Conclusion: Tapping-In To The Experts In The Room
When I was a community college student scrambling to get through my courses each semester, I felt a lot of things: tired, stressed, anxious, insecure – but I never felt lost. I was fortunate enough to have a variety of people in my circle who showed me how to meet expectations and requirements I did not understand. That is not the experience of the students who gradually disengage in my courses.
Unless students are a part of a learning community that intentionally surrounds them with mentors and models, they can become overwhelmed and lost in all the implicit and explicit expectations they must meet. Students communicate this in the writing classroom when they tell us, “I don’t even know how to start,” or “I know what I want to say; I just don’t know where to start.” When a student feels lost and without a clear sense of direction, they often disengage. They let other priorities take precedence, committing their time to things they are already familiar with.
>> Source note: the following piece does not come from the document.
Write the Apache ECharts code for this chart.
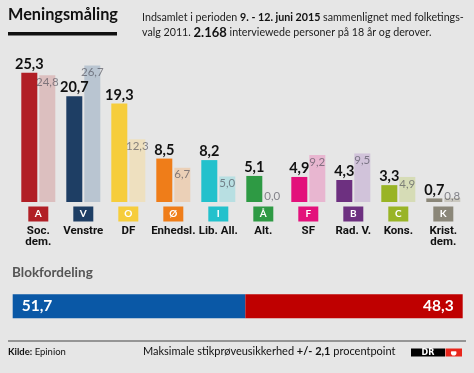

I can certainly relate to that experience. There are plenty of home renovation projects that I have walked away from; two back and forth trips to Home Depot are enough to remind me that I don’t know what I am doing, and I am most likely only going to waste my money and time.
However, the home projects I have completed are ones I did alongside my brother-in-law, Julio, who is a licensed contractor. He knows exactly what we need and don’t need to purchase, lets me borrow the tools I don’t already own, and can generally tell me the steps he should help me with and the ones I can complete independently.
When our students start to feel lost and are ready to walk away, they need an expert who can model the way forward. If we are creative as teachers, we can enable their peers to be these models. We can showcase the expertise that lives in our classes so that other students can see how expectations are met. From there, they can decide what tools they might need to borrow, what steps they can take on their own, or what steps they might need help with.